Task description → Extract the full listing verbatim and drop any pictures from your copy.

Recorded data →
▬▬▬▬▬▬▬▬▬▬
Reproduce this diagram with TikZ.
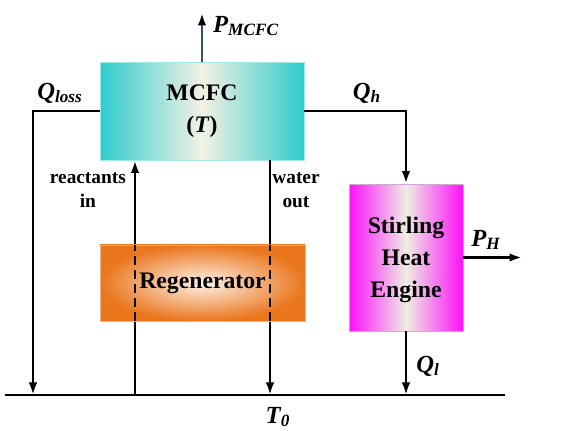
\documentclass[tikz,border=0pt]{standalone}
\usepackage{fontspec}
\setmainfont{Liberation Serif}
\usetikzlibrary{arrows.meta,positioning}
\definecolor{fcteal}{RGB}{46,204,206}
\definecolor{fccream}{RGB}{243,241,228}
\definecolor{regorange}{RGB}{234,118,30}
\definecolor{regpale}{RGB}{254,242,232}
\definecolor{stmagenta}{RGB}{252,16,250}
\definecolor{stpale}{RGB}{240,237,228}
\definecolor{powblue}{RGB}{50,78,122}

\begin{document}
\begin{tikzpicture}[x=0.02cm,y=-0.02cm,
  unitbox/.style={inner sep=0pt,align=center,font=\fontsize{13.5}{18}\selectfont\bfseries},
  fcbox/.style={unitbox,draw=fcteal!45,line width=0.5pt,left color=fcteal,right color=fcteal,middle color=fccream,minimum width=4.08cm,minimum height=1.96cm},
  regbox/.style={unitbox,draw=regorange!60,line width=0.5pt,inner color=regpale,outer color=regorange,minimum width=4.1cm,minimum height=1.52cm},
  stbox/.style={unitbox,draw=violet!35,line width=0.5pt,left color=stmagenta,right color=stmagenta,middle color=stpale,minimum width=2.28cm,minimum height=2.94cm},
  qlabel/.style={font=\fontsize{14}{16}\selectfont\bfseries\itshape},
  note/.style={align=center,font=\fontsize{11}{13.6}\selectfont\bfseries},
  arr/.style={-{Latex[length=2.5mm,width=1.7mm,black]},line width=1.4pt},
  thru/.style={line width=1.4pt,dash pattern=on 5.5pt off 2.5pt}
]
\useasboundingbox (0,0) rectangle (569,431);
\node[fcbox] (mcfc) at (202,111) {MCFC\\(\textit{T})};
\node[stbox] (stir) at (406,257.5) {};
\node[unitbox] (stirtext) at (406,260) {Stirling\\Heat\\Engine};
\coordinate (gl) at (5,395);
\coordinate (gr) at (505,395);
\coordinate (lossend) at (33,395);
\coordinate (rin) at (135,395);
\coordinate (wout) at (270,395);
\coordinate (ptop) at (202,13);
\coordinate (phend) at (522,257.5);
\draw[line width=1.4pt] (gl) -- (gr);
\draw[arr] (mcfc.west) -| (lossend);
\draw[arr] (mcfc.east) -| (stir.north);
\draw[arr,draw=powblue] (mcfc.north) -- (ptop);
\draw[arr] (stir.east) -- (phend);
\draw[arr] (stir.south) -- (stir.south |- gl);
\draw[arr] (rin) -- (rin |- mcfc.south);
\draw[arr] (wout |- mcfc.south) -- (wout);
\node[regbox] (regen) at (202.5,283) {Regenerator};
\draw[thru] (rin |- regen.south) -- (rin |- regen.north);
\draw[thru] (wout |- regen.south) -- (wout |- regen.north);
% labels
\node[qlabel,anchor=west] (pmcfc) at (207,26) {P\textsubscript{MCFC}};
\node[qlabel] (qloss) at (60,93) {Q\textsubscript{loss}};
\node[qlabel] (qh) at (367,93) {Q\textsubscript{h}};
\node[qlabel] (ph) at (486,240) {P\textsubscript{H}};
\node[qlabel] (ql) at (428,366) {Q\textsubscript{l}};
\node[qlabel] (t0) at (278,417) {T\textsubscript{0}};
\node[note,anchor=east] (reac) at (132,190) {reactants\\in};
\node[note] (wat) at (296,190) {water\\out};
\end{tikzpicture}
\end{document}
▬▬▬▬▬▬▬▬▬▬
Solution to this exercise →
Reproduce this diagram with TikZ.
\documentclass[tikz,border=0pt]{standalone}
\usepackage{fontspec}
\setmainfont{Liberation Serif}
\usetikzlibrary{arrows.meta,positioning}
\definecolor{fcteal}{RGB}{46,204,206}
\definecolor{fccream}{RGB}{243,241,228}
\definecolor{regorange}{RGB}{234,118,30}
\definecolor{regpale}{RGB}{254,242,232}
\definecolor{stmagenta}{RGB}{252,16,250}
\definecolor{stpale}{RGB}{240,237,228}
\definecolor{powblue}{RGB}{50,78,122}

\begin{document}
\begin{tikzpicture}[x=0.02cm,y=-0.02cm,
  unitbox/.style={inner sep=0pt,align=center,font=\fontsize{13.5}{18}\selectfont\bfseries},
  fcbox/.style={unitbox,draw=fcteal!45,line width=0.5pt,left color=fcteal,right color=fcteal,middle color=fccream,minimum width=4.08cm,minimum height=1.96cm},
  regbox/.style={unitbox,draw=regorange!60,line width=0.5pt,inner color=regpale,outer color=regorange,minimum width=4.1cm,minimum height=1.52cm},
  stbox/.style={unitbox,draw=violet!35,line width=0.5pt,left color=stmagenta,right color=stmagenta,middle color=stpale,minimum width=2.28cm,minimum height=2.94cm},
  qlabel/.style={font=\fontsize{14}{16}\selectfont\bfseries\itshape},
  note/.style={align=center,font=\fontsize{11}{13.6}\selectfont\bfseries},
  arr/.style={-{Latex[length=2.5mm,width=1.7mm,black]},line width=1.4pt},
  thru/.style={line width=1.4pt,dash pattern=on 5.5pt off 2.5pt}
]
\useasboundingbox (0,0) rectangle (569,431);
\node[fcbox] (mcfc) at (202,111) {MCFC\\(\textit{T})};
\node[stbox] (stir) at (406,257.5) {};
\node[unitbox] (stirtext) at (406,260) {Stirling\\Heat\\Engine};
\coordinate (gl) at (5,395);
\coordinate (gr) at (505,395);
\coordinate (lossend) at (33,395);
\coordinate (rin) at (135,395);
\coordinate (wout) at (270,395);
\coordinate (ptop) at (202,13);
\coordinate (phend) at (522,257.5);
\draw[line width=1.4pt] (gl) -- (gr);
\draw[arr] (mcfc.west) -| (lossend);
\draw[arr] (mcfc.east) -| (stir.north);
\draw[arr,draw=powblue] (mcfc.north) -- (ptop);
\draw[arr] (stir.east) -- (phend);
\draw[arr] (stir.south) -- (stir.south |- gl);
\draw[arr] (rin) -- (rin |- mcfc.south);
\draw[arr] (wout |- mcfc.south) -- (wout);
\node[regbox] (regen) at (202.5,283) {Regenerator};
\draw[thru] (rin |- regen.south) -- (rin |- regen.north);
\draw[thru] (wout |- regen.south) -- (wout |- regen.north);
% labels
\node[qlabel,anchor=west] (pmcfc) at (207,26) {P\textsubscript{MCFC}};
\node[qlabel] (qloss) at (60,93) {Q\textsubscript{loss}};
\node[qlabel] (qh) at (367,93) {Q\textsubscript{h}};
\node[qlabel] (ph) at (486,240) {P\textsubscript{H}};
\node[qlabel] (ql) at (428,366) {Q\textsubscript{l}};
\node[qlabel] (t0) at (278,417) {T\textsubscript{0}};
\node[note,anchor=east] (reac) at (132,190) {reactants\\in};
\node[note] (wat) at (296,190) {water\\out};
\end{tikzpicture}
\end{document}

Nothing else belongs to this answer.